One can start creating a disconnect if design tolerances don't match manufacturing tolerances. The uniltaeral tolerincing is common with shafts and holes, but when making parts one typically sets up a bilateral tolerance, which would be 2.2495 +/_ 0.0005 and 2.2515 +/- 0.0005 using the above. The resulting clearance would be 0.002 on average with a tolerance range of +/-0.001, assuming centered normal distributions. Regardless of what the designer wants he really needs to bite the bulltet and to use realistic tolerances in order to produce a robust design. Manufacturing needs to center their process, minimize variation, and constantly work to improve the process.
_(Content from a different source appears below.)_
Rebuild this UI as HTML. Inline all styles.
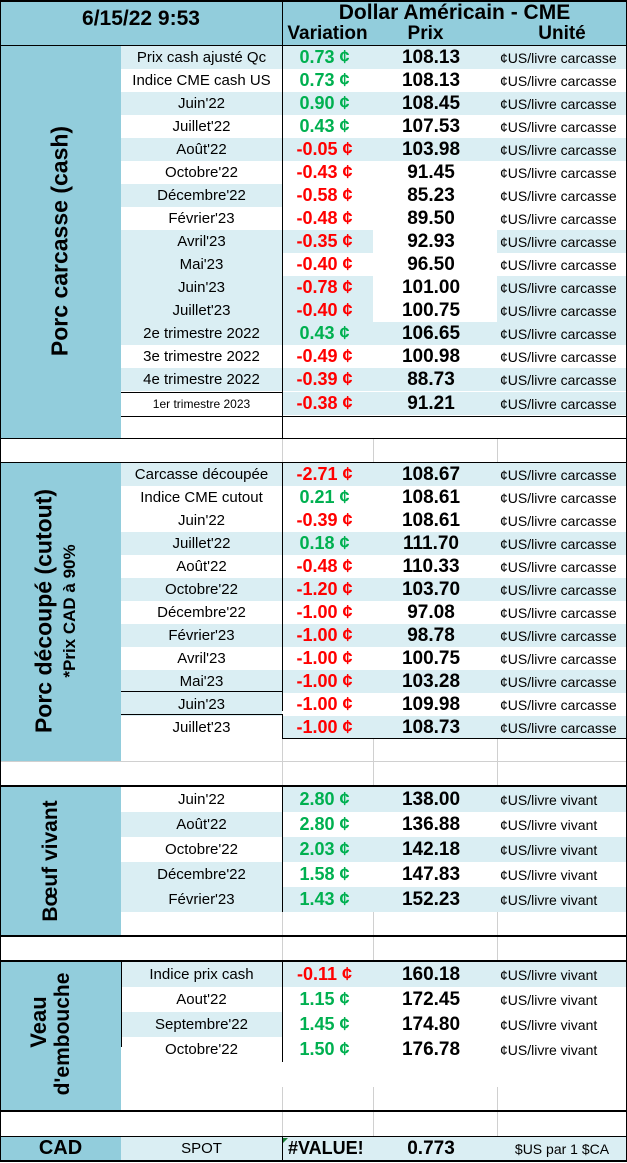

Some case studies mentioned in tolerancing classes noted that awhile back Toyota had worked to improve their manufacturing tolerances on large assemblies, while Ford just made bigger holes in order to get parts to assemble; guess who had more rattles down the road :^)
Another one compared transmissions, trying to determine why Toyota transmissions lasted longer than Ford units even though both were assembled with parts in spec. Ford had ended up doing a fair amount of sorting to get rid of bad parts, endeding up a distrbution of parts truncated at the spec limits, while Toyota ended up with tighter distributions by keeping theirs centered with less variation. The result was Toyota had assembled more units with parts closer to nominal, so the assembled units perfromed closer to nominal. Wheeler described sorting out bad parts as 'scraping burnt toast'.